By Dave Workman
Senior Editor
Washington State Attorney General Bob Ferguson has announced that he will propose legislation in December that would ban so-called “assault weapons.”
In a press release posted by Ferguson’s office, the Democrat attorney general used the shooting of three teens at a July party in Mukilteo as an excuse.
“The recent tragedy in Mukilteo drives home the need to act with urgency to end the availability of weapons designed with only one purpose — to kill people,” Ferguson stated. “I have a duty to protect the public, as well as uphold the constitution. My proposal will ban some of the deadliest weapons, while respecting the Second Amendment right to bear arms.”
But the announcement got a quick reaction from Alan Gottlieb, chairman of the Bellevue-based Citizens Committee for the Right to Keep and Bear Arms.
“Unfortunately,” Gottlieb told TGM via e-mail, “Washington state has an attorney general that attacks constitutional rights instead of defending them. He is bought and paid for by the gun prohibition lobby.”
The proposed ban would also include ammunition magazines designed to hold more than ten cartridges. According to the Seattle Times, the ban would apply to semi-automatic firearms with “military-style features that render them more easily concealable or more deadly.”

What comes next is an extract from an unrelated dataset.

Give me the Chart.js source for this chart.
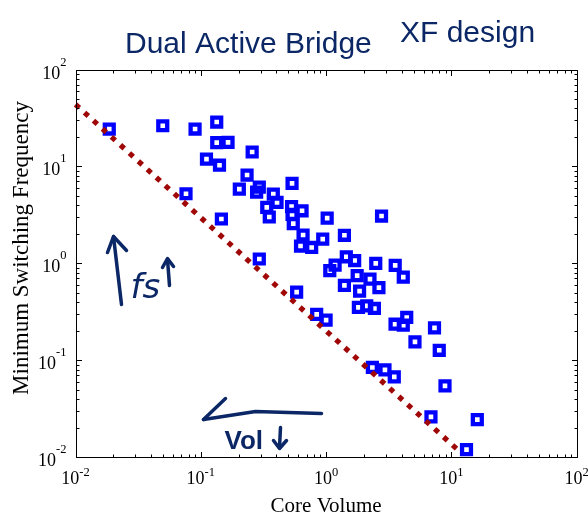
<!DOCTYPE html>
<html>
<head>
<meta charset="utf-8">
<script src="https://cdn.jsdelivr.net/npm/chart.js@4/dist/chart.umd.min.js"></script>
<style>
  html, body { margin: 0; padding: 0; background: #fff; }
</style>
</head>
<body>
<canvas id="chart" width="588" height="517"></canvas>
<script>
// core volume vs minimum switching frequency
const coreVolume = [0.0186, 0.0497, 0.090, 0.134, 0.134, 0.165, 0.111, 0.141, 0.257, 0.234,
  0.203, 0.293, 0.279, 0.535, 0.0762, 0.146, 0.379, 0.406, 0.336, 0.352,
  0.530, 0.643, 0.535, 0.547, 1.02, 0.655, 0.625, 0.767, 0.940, 1.40,
  2.77, 0.293, 1.07, 1.18, 1.45, 1.69, 2.49, 3.56, 4.13, 1.77,
  1.40, 2.24, 2.64, 1.85, 0.582, 1.81, 2.11, 2.43, 4.40, 3.55,
  4.13, 7.33, 5.12, 8.0, 2.34, 2.95, 3.50, 8.89, 6.87, 16.1,
  13.2, 0.841, 1.00];
const minFreq = [24.3, 26.3, 24.3, 28.7, 17.6, 17.7, 11.9, 10.3, 14.1, 8.15,
  5.84, 6.13, 5.44, 6.69, 5.23, 2.87, 5.19, 4.26, 3.78, 3.01,
  3.86, 3.49, 3.20, 2.57, 2.93, 1.96, 1.51, 1.46, 1.78, 1.95,
  3.08, 1.11, 0.843, 0.960, 1.17, 1.07, 1.00, 0.953, 0.722, 0.748,
  0.594, 0.689, 0.563, 0.518, 0.506, 0.352, 0.365, 0.343, 0.277, 0.236,
  0.231, 0.216, 0.155, 0.127, 0.0845, 0.0798, 0.0676, 0.0546, 0.0261, 0.0245,
  0.0120, 0.298, 0.260];

// dotted bound line, end points
const boundVolume = [0.01, 11.56];
const boundFreq = [43.6, 0.01156];

const decadeValues = [0.01, 0.1, 1, 10, 100];
const decadeExps = ['-2', '-1', '0', '1', '2'];

const serif = '"Liberation Serif", "Times New Roman", serif';
const ink = '#0b2766';

const matlabAxes = {
  id: 'matlabAxes',
  afterDraw(chart) {
    const { ctx, chartArea: a, scales: { x, y } } = chart;
    ctx.save();
    ctx.strokeStyle = '#000';
    ctx.lineWidth = 1;
    const L = Math.round(a.left) + 0.5, R = Math.round(a.right) + 0.5;
    const T = Math.round(a.top) + 0.5, B = Math.round(a.bottom) + 0.5;
    ctx.strokeRect(L, T, R - L, B - T);

    const minors = [];
    for (let k = -2; k < 2; k++) for (let m = 2; m <= 9; m++) minors.push(m * Math.pow(10, k));
    const tick = (v, len) => {
      const px = Math.round(x.getPixelForValue(v)) + 0.5;
      const py = Math.round(y.getPixelForValue(v)) + 0.5;
      ctx.beginPath();
      ctx.moveTo(px, B); ctx.lineTo(px, B - len);
      ctx.moveTo(px, T); ctx.lineTo(px, T + len);
      ctx.moveTo(L, py); ctx.lineTo(L + len, py);
      ctx.moveTo(R, py); ctx.lineTo(R - len, py);
      ctx.stroke();
    };
    minors.forEach(v => tick(v, 3));
    decadeValues.forEach(v => tick(v, 5.5));

    // tick labels 10^k
    ctx.fillStyle = '#000';
    ctx.textBaseline = 'alphabetic';
    const bigFont = '18px ' + serif, smallFont = '12.5px ' + serif;
    decadeValues.forEach((v, i) => {
      ctx.font = bigFont;
      const wb = ctx.measureText('10').width;
      ctx.font = smallFont;
      const we = ctx.measureText(decadeExps[i]).width;
      // x axis
      const cx = x.getPixelForValue(v);
      const x0 = cx - (wb + we) / 2;
      ctx.font = bigFont; ctx.textAlign = 'left';
      ctx.fillText('10', x0, a.bottom + 27);
      ctx.font = smallFont;
      ctx.fillText(decadeExps[i], x0 + wb, a.bottom + 19);
      // y axis
      const cy = y.getPixelForValue(v);
      const xr = a.left - 9;
      ctx.font = bigFont;
      ctx.fillText('10', xr - we - wb, cy + 9);
      ctx.font = smallFont;
      ctx.fillText(decadeExps[i], xr - we, cy - 4);
    });

    ctx.font = '21px ' + serif;
    ctx.textAlign = 'center';
    ctx.fillText('Core Volume', (a.left + a.right) / 2, 512);
    ctx.save();
    ctx.translate(28, 248);
    ctx.rotate(-Math.PI / 2);
    ctx.font = '23px ' + serif;
    ctx.fillText('Minimum Switching Frequency', 0, 0);
    ctx.restore();

    // handwritten notes
    ctx.strokeStyle = ink;
    ctx.fillStyle = ink;
    ctx.lineWidth = 3.5;
    ctx.lineCap = 'round';
    ctx.lineJoin = 'round';
    const o = (dx, dy) => [a.left + dx, a.top + dy];
    const stroke = pts => {
      ctx.beginPath();
      pts.forEach((p, i) => { const q = o(p[0], p[1]); i ? ctx.lineTo(q[0], q[1]) : ctx.moveTo(q[0], q[1]); });
      ctx.stroke();
    };
    // up arrow
    stroke([[46, 235], [38, 167]]);
    stroke([[32, 183], [38, 167], [51, 181]]);
    // small up arrow after fs
    stroke([[94, 216], [92, 190]]);
    stroke([[87, 198], [92, 189], [98, 197]]);
    // left arrow
    stroke([[246, 344], [180, 342], [128, 350]]);
    stroke([[150, 329], [128, 350]]);
    // small down arrow after Vol
    stroke([[205, 358], [204, 378]]);
    stroke([[198, 371], [204, 379], [211, 371]]);

    ctx.textAlign = 'left';
    ctx.font = 'italic 34px "DejaVu Sans", sans-serif';
    ctx.fillText('fs', a.left + 55, a.top + 228);
    ctx.font = 'bold 26px "Liberation Sans", sans-serif';
    ctx.fillText('Vol', a.left + 149, a.top + 379);
    ctx.font = '30px "Liberation Sans", sans-serif';
    ctx.fillText('Dual Active Bridge', 125, 53);
    ctx.fillText('XF design', 400, 42);
    ctx.restore();
  }
};

new Chart(document.getElementById('chart'), {
  type: 'scatter',
  data: {
    datasets: [
      {
        label: 'bound',
        type: 'line',
        data: boundVolume.map((v, i) => ({ x: v, y: boundFreq[i] })),
        borderColor: '#a00808',
        borderWidth: 5.2,
        borderDash: [5.2, 6.9],
        pointRadius: 0,
        fill: false,
        clip: false,
        order: 0
      },
      {
        label: 'designs',
        data: coreVolume.map((v, i) => ({ x: v, y: minFreq[i] })),
        pointStyle: 'rect',
        pointRadius: 6.3,
        pointBorderWidth: 4.3,
        borderColor: '#0000ff',
        backgroundColor: 'rgba(0,0,0,0)',
        order: 1
      }
    ]
  },
  options: {
    responsive: false,
    animation: false,
    devicePixelRatio: 1,
    layout: { padding: { left: 75.5, right: 11.3, top: 69.5, bottom: 59.7 } },
    plugins: { legend: { display: false }, tooltip: { enabled: false } },
    scales: {
      x: { type: 'logarithmic', min: 0.01, max: 100, display: false },
      y: { type: 'logarithmic', min: 0.01, max: 100, display: false }
    }
  },
  plugins: [matlabAxes]
});
</script>
</body>
</html>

It is not explained how a rifle could be rendered “more concealable.”
According to the statement, Democrat state Senators David Frockt (46th District) and Kevin Ranker (40th District) will work with Ferguson to draft the legislation, which will be introduced in December. The proposal would apparently “grandfather” in any semi-auto rifles now owned by Evergreen State gun owners.
Ferguson’s announcement comes less than two months after Washington Ceasefire announced it would push for a ban when the Legislature convenes in Olympia in January. It’s part of a two-state effort that includes Ceasefire Oregon, a gun prohibition lobbying group in the Beaver State.
Ferguson’s statement claims that the ban “will save lives.”
However, rifles do not appear to be a problem in Washington, or anywhere else in the United States, although they have been used in a handful of high-profile incidents, including San Bernardino and Orlando.
According to FBI Uniform Crime Statistics, rifles of any kind are used in a small number of gun-related homicides annually in the United States. In 2014 for example – the most recent year for which final data is available – out of 8,124 homicides involving firearms, only 248 involved rifles of any kind.
In Washington State, according to the FBI report for that year rifles of any kind were used in only six homicides in the entire state. There were 172 slayings in the state that year, of which 94 involved firearms.
Some gun rights activists privately suggest that the legislative effort is simply a political ploy to put the issue in the spotlight, with the expectation that it will not pass. That would lay the groundwork for a citizen initiative campaign to be launched, putting the question to a public vote.